通过阅读上面的文字,大概谁都会同意将这样的解说评说为牵强附会。近代学者高亨曾经想扭转这种解说尴尬,所以引经据典,将“中孚豚鱼吉”连读〔因而说卦辞前面脱落了卦名,要补充上“中孚”二字,否则就不能连读了〕,并解说成这样:“指祭祀而言〔把五个字连读,也没有看到祭祀字样,并且全卦连读到哪里,也没有祭祀字样,这是高亨为了解说通顺附加的内容、规定的场所,和该卦应当没有关系〕。谓事神有忠〔高亨认为“中”就是“忠”〕信之心,虽豚鱼之薄祭亦吉也。古人事神,贵有诚心,不贵厚物,故曰……。”
第一,正如我们在引文中夹注的,祭祀的意思是高亨为了说明薄祭亦吉利强加给文本的,属于信息传递过程中的数码增益;第二,说豚鱼用于祭祀并非先秦古籍中记载的观念,比如《国语·楚语》:“士有豚犬之奠,庶人有鱼炙之荐”,用豚鱼祭祀的是士而不是庶民,那“鱼炙”和“豚犬”相比才能算是“薄祭”。我们在这里不是执意对前辈们的研究成果吹毛求疵,而是想说明,这卦辞在描述卦象时由于语焉不详,给人们解说带来了何等的麻烦。

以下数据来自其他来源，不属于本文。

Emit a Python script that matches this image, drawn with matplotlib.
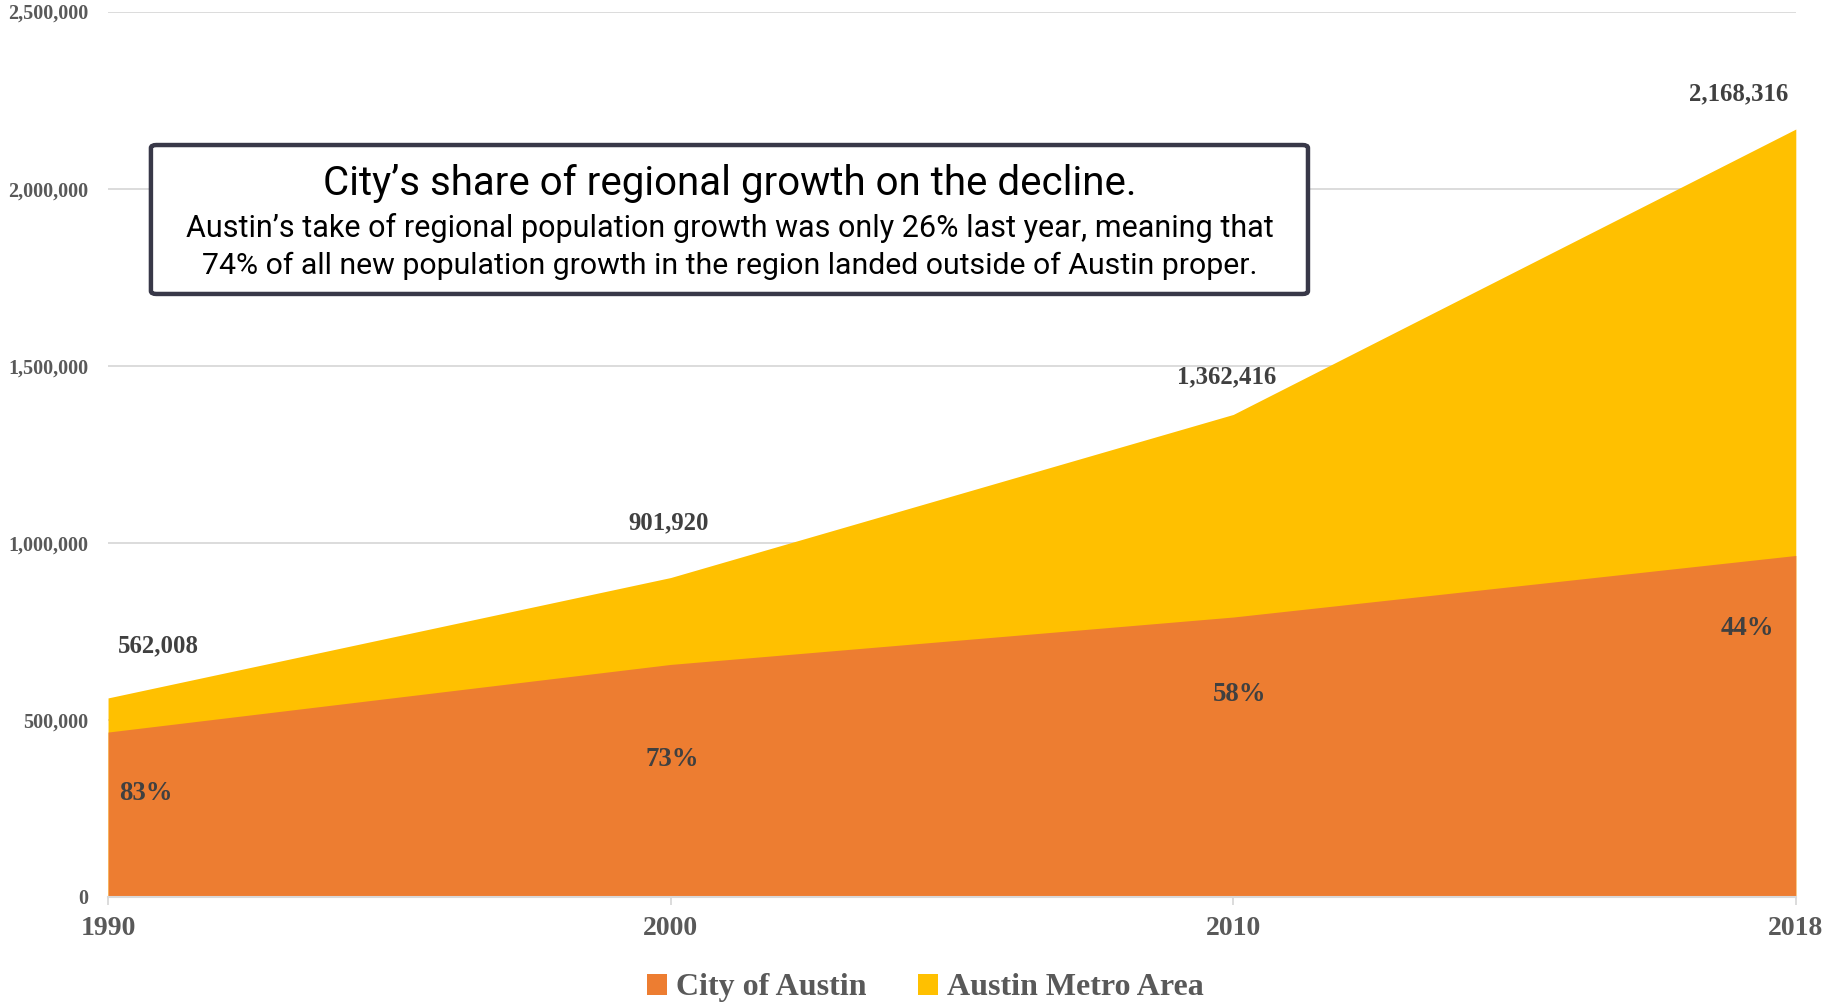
import matplotlib
matplotlib.use("Agg")
import matplotlib.pyplot as plt
from matplotlib.patches import FancyBboxPatch
from matplotlib.ticker import FuncFormatter

years = ["1990", "2000", "2010", "2018"]
city_pop = [465622, 656562, 790390, 964254]
metro_pop = [562008, 901920, 1362416, 2168316]

value_offsets = [(50, 52), (-2, 55), (-7, 38), (-57, 35)]
share_offsets = [(38, -61), (2, -95), (6, -77), (-48, -73)]

ORANGE = "#ED7D31"
GOLD = "#FFC000"
GREY = "#595959"
serif = ["Liberation Serif", "DejaVu Serif"]
narrow = ["Roboto", "DejaVu Sans"]

fig = plt.figure(figsize=(18.25, 10.05), dpi=100)
ax = fig.add_axes([0.0592, 0.1075, 0.9248, 0.881])

x = list(range(len(years)))
ax.fill_between(x, 0, metro_pop, color=GOLD, linewidth=0, label="Austin Metro Area")
ax.fill_between(x, 0, city_pop, color=ORANGE, linewidth=0, label="City of Austin")

ax.set_xlim(0, len(years) - 1)
ax.set_ylim(0, 2500000)
ax.set_yticks(range(0, 2500001, 500000))
ax.yaxis.set_major_formatter(FuncFormatter(lambda v, p: f"{int(v):,}"))
ax.set_xticks(x)
ax.set_xticklabels(years)
ax.grid(axis="y", color="#D9D9D9", linewidth=1.3)
ax.set_axisbelow(True)
for s in ["top", "right", "left"]:
    ax.spines[s].set_visible(False)
ax.spines["bottom"].set_color("#D9D9D9")
ax.spines["bottom"].set_linewidth(1.5)
ax.spines["bottom"].set_zorder(5)
ax.tick_params(axis="y", length=0, pad=14, labelsize=14.5, labelcolor=GREY)
ax.tick_params(axis="x", length=6, width=1.3, color="#D9D9D9", pad=8,
               labelsize=20, labelcolor=GREY)
for lab in ax.get_yticklabels() + ax.get_xticklabels():
    lab.set_family(serif)
    lab.set_fontweight("bold")

for i, (v, off) in enumerate(zip(metro_pop, value_offsets)):
    ax.annotate(f"{v:,}", xy=(i, v), xytext=off, textcoords="offset pixels",
                ha="center", va="center", fontsize=17.8, fontweight="bold",
                family=serif, color="#404040", annotation_clip=False)

for i, (c, m, off) in enumerate(zip(city_pop, metro_pop, share_offsets)):
    ax.annotate(f"{round(100 * c / m)}%", xy=(i, c), xytext=off,
                textcoords="offset pixels", ha="center", va="center",
                fontsize=19.3, fontweight="bold", family=serif, color="#404040")

# Callout box
box = FancyBboxPatch((0.0827, 0.7075), 0.634, 0.1482, boxstyle="round,pad=0,rounding_size=0.003",
                     transform=fig.transFigure, facecolor="white", edgecolor="#383848",
                     linewidth=3.2, zorder=10)
fig.patches.append(box)
fig.text(0.3997, 0.817, "City’s share of regional growth on the decline.", ha="center",
         va="center", fontsize=29, family=narrow, color="black", zorder=11)
fig.text(0.3997, 0.773, "Austin’s take of regional population growth was only 26% last year, meaning that",
         ha="center", va="center", fontsize=22, family=narrow, color="black", zorder=11)
fig.text(0.3997, 0.735, "74% of all new population growth in the region landed outside of Austin proper.",
         ha="center", va="center", fontsize=21.8, family=narrow, color="black", zorder=11)

handles, labels = ax.get_legend_handles_labels()
leg = fig.legend(handles[::-1], labels[::-1], loc="center", bbox_to_anchor=(0.507, 0.017),
                 ncol=2, frameon=False, handlelength=0.62, handleheight=0.62,
                 handletextpad=0.3, columnspacing=1.6,
                 prop={"family": serif, "weight": "bold", "size": 23})
for t in leg.get_texts():
    t.set_color(GREY)

fig.savefig("out.png", dpi=100, facecolor="white")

其实,该卦从双爻构卦(这也是前贤解卦的一种常用方法)看,本来是一个中虚的《离》卦。《说卦》曰:“离……为鳖,为蟹,为蠃,为蚌,为龟……”在《说卦》中涉及水产的就这么几样,都包含在这《离》卦的解说中。按照《说卦》的思路,凡是属于“为甲胄”“为大腹”“为科上槁〔中空大树〕”之类“中空”物像的,都属于这《离》卦的卦象。豚鱼既是水产,又是大腹中空物像,所以这双爻构卦组成的《离》出现豚鱼物像就是合理的,用不着委曲求解。
将双爻卦看破之后还有一个意义,就是解卦的逻辑次序可以和《离》卦相互参证了。现在简要解说爻辞:凡事有所准备才吉利,否则别想舒服过日子(初九:虞吉,有它不燕),这就像在生活中必须广交朋友一样,要经常联络感情(九二:鹤鸣在阴,其子和之。我有好爵,吾与尔靡之),只有这样,在遇到变故几家欢乐几家愁的时候(六三:得敌,或鼓,或罢,或泣,或歌),才能有减灾甚至免灾的保障(六四:月几望,马匹亡,无咎)。比如这次被审查的过程中,本来是死罪,却能够得以免死(该卦《大象》:中孚,君子以议狱缓死),就是因为平常以拳拳之心呼朋引类,所以才免除咎害的(九五:有孚挛〔即拳拳之意,现代汉语有痉挛〕如,无咎)。但是这种铁杆朋友的关系不能过于张扬,如果有了可以在关键时刻帮你并且官位重要说了算的朋友,像野鸡那样在天上飞舞盘桓自鸣得意,就不会有这种结果了(上九:翰音登于天,贞凶)。
通过解说可以看到,这原来是一则中国式的解决法治要求和人治传统冲突的醒世恒言!看来大易文化面对这矛盾冲突的独特的解决问题的方式,不但独具华夏文化的鲜明特色,而且充满中华民族的聪明智慧。